The abundance of mulberries, those delicious purple fruits with which too many American children are unfamiliar, sets this Armenian folktale in a charming peasant world of hard work and its rewards. While waiting for her father to earn passage for her family to join him in America, Mariam helps her mother willingly, but she chafes under the new restrictions that come with her twelfth birthday.
Now required to cover her hair, she is charged not to “bring shame to our family” with immodest behavior. Unfortunately, this means that the tree climbing she cherishes is now forbidden. Respectable young women only pick the mulberries they can reach from the ground.

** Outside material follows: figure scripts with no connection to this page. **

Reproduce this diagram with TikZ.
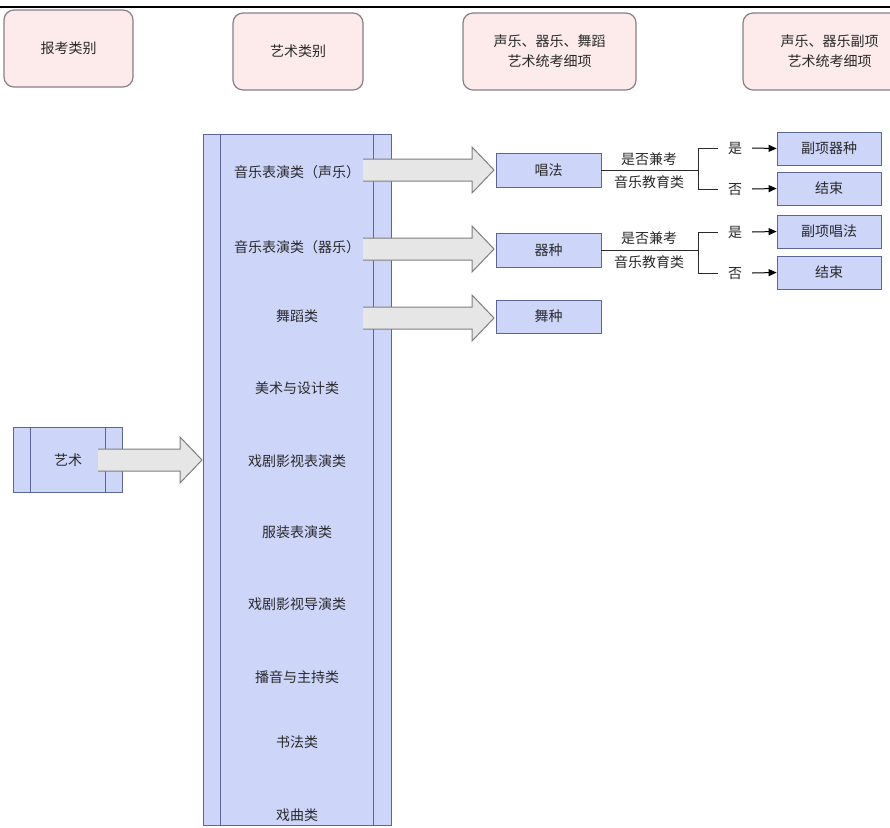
\documentclass[tikz,border=0pt]{standalone}
\usepackage{fontspec}
\setmainfont{Noto Sans CJK SC}
\usetikzlibrary{arrows.meta}
\definecolor{hdrfill}{HTML}{FDEAEB}
\definecolor{hdrline}{HTML}{878088}
\definecolor{bluefill}{HTML}{CDD5F9}
\definecolor{blueline}{HTML}{5B6696}
\definecolor{arrfill}{HTML}{E6E6E6}
\definecolor{arrline}{HTML}{7F7F7F}
\definecolor{txt}{HTML}{2A2A2A}
\newcommand{\barrow}[4]{%
  \fill[arrfill] (#1,#2-11) -- (#3,#2-11) -- (#3,#2-23) -- (#4,#2) -- (#3,#2+23) -- (#3,#2+11) -- (#1,#2+11) -- cycle;
  \draw[arrline, line width=1pt, line join=miter] (#1,#2-11) -- (#3,#2-11) -- (#3,#2-23) -- (#4,#2) -- (#3,#2+23) -- (#3,#2+11) -- (#1,#2+11);
}
\begin{document}
\begin{tikzpicture}[x=1pt,y=-1pt,
  every node/.style={text=txt, font=\fontsize{14}{20}\selectfont},
  hdr/.style={draw=hdrline, fill=hdrfill, rounded corners=10pt, line width=1.2pt, minimum height=77pt, align=center, inner sep=0pt},
  bbox/.style={draw=blueline, fill=bluefill, line width=0.8pt, minimum height=34pt, inner sep=0pt},
  lbl/.style={inner sep=0pt},
  thin/.style={draw=txt, line width=1pt},
  smallarrow/.style={draw=black, line width=1pt, -{Triangle[length=8pt,width=7pt]}}
]
\useasboundingbox (0,0) rectangle (890,827);
\clip (0,0) rectangle (890,827);
\fill[white] (0,0) rectangle (890,827);
\draw[black, line width=1.3pt] (0,7) -- (890,7);

% header boxes
\node[hdr, minimum width=129pt] (h1) at (68.5,48.5) {报考类别};
\node[hdr, minimum width=130pt] (h2) at (298,51.5) {艺术类别};
\node[hdr, minimum width=173pt] (h3) at (549.5,51.5) {声乐、器乐、舞蹈\\艺术统考细项};
\node[hdr, minimum width=173pt] (h4) at (829.5,51.5) {声乐、器乐副项\\艺术统考细项};

% main column
\node[bbox, minimum width=188pt, minimum height=691pt] (col) at (297,479.5) {};
\draw[blueline, line width=0.8pt] ([xshift=18pt]col.north west) -- ([xshift=18pt]col.south west);
\draw[blueline, line width=0.8pt] ([xshift=-18pt]col.north east) -- ([xshift=-18pt]col.south east);
\node[lbl] (c1) at (297,172) {音乐表演类（声乐）};
\node[lbl] (c2) at (297,247) {音乐表演类（器乐）};
\node[lbl] (c3) at (297,316) {舞蹈类};
\node[lbl] (c4) at (297,388) {美术与设计类};
\node[lbl] (c5) at (297,461) {戏剧影视表演类};
\node[lbl] (c6) at (297,532) {服装表演类};
\node[lbl] (c7) at (297,604) {戏剧影视导演类};
\node[lbl] (c8) at (297,677) {播音与主持类};
\node[lbl] (c9) at (297,742) {书法类};
\node[lbl] (c10) at (297,815) {戏曲类};

% left box
\node[bbox, minimum width=109pt, minimum height=65pt] (yishu) at (67.5,459.5) {};
\draw[blueline, line width=0.8pt] ([xshift=18pt]yishu.north west) -- ([xshift=18pt]yishu.south west);
\draw[blueline, line width=0.8pt] ([xshift=-17pt]yishu.north east) -- ([xshift=-17pt]yishu.south east);
\node[lbl] at (68,460) {艺术};

% second level boxes
\node[bbox, minimum width=105pt] (chang) at (548.5,170) {唱法};
\node[bbox, minimum width=105pt] (qi) at (548.5,250) {器种};
\node[bbox, minimum width=105pt, minimum height=33pt] (wu) at (548.5,316.5) {舞种};

% block arrows
\barrow{98}{460}{180}{202}
\barrow{363}{170}{472}{494}
\barrow{363}{249}{472}{494}
\barrow{363}{318}{472}{494}

% third level boxes
\node[bbox, minimum width=104pt, minimum height=33pt] (fq1) at (829,148.5) {副项器种};
\node[bbox, minimum width=104pt, minimum height=33pt] (end1) at (829,188.5) {结束};
\node[bbox, minimum width=104pt, minimum height=33pt] (fq2) at (829,231.5) {副项唱法};
\node[bbox, minimum width=104pt, minimum height=33pt] (end2) at (829,272.5) {结束};

% bracket 1
\coordinate (b1) at (698,170);
\coordinate (b1t) at (718,148);
\coordinate (b1b) at (718,189);
\draw[thin] (chang.east) -- (b1);
\draw[thin] (b1t) -- (698,148) -- (698,189) -- (b1b);
\node[lbl] at (649,159) {是否兼考};
\node[lbl] at (649,182) {音乐教育类};
\node[lbl] (s1) at (735,148) {是};
\node[lbl] (n1) at (735,190) {否};
\draw[smallarrow] (752,148) -- (fq1.west);
\draw[smallarrow] (752,189) -- (end1.west);

% bracket 2
\coordinate (b2) at (698,250);
\coordinate (b2t) at (718,232);
\coordinate (b2b) at (718,273);
\draw[thin] (qi.east) -- (b2);
\draw[thin] (b2t) -- (698,232) -- (698,273) -- (b2b);
\node[lbl] at (649,238) {是否兼考};
\node[lbl] at (649,262) {音乐教育类};
\node[lbl] (s2) at (735,232) {是};
\node[lbl] (n2) at (735,274) {否};
\draw[smallarrow] (752,232) -- (fq2.west);
\draw[smallarrow] (752,273) -- (end2.west);
\end{tikzpicture}
\end{document}
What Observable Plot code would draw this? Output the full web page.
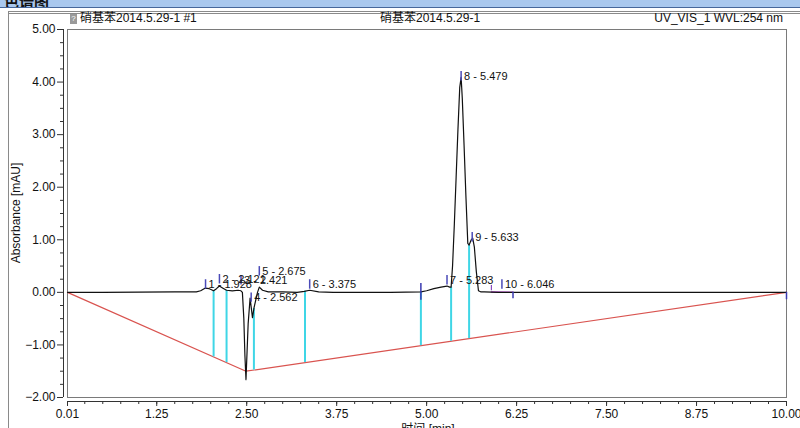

Mariam obeys her mother, but one day when no one is looking, the temptation of the plump mulberries in the trees’ highest branches is irresistible. However, Uncle Ohannes happens along and decides to nap under the very tree that conceals Mariam! Desperate to remain hidden, she impersonates “the pesky bird” of the story’s title and sends her uncle stomping off in frustration.
Set before the 1915 Turkish genocide of the Armenian people, the story avoids all foreshadowing of this terrible event by instead framing Mariam’s story with the promise of immigration to America. This seems a curious choice because the author’s grandmother, the real Mariam, is memorialized in the dedication with the words, “she lived her life with so much joy despite unimaginable suffering.” This wording suggests that the Armenian genocide and its aftermath were central to her life experiences. Omitting any hint of this lessens the empathic connection today’s children might feel, because it allows the story to blend too easily with the enormous treasury of folktales that is already available. Even a simple acknowledgment that the story is based on real life might help it stand out. Without this, readers only notice the gender constraints placed on Mariam without a larger cultural context to give them texture.
Even without such situating, however, the mother-daughter team of author and illustrator successfully preserve nostalgia for a girlhood that is only accessible to today’s children through books. Markarian is now a freelance writer in California, writing frequently about her grandparents’ survival of the genocide. This book won the Best Juvenile Fiction category of the 2003 Santa Barbara Writer’s Conference.
Wasielewski is an award-winning artist whose work has been exhibited in New York, Detroit, Cincinnati, Florida, and Chicago. Here, her stylized pastel drawings render Armenian peasant life charmingly in a palette that embraces the traditional colors and designs of the Ottoman Empire. The recipe for Armenian Lavosh, an unleavened cracker bread, included at the end of the story, allows readers to experience a taste of Armenia while imagining lives such as Mariam’s.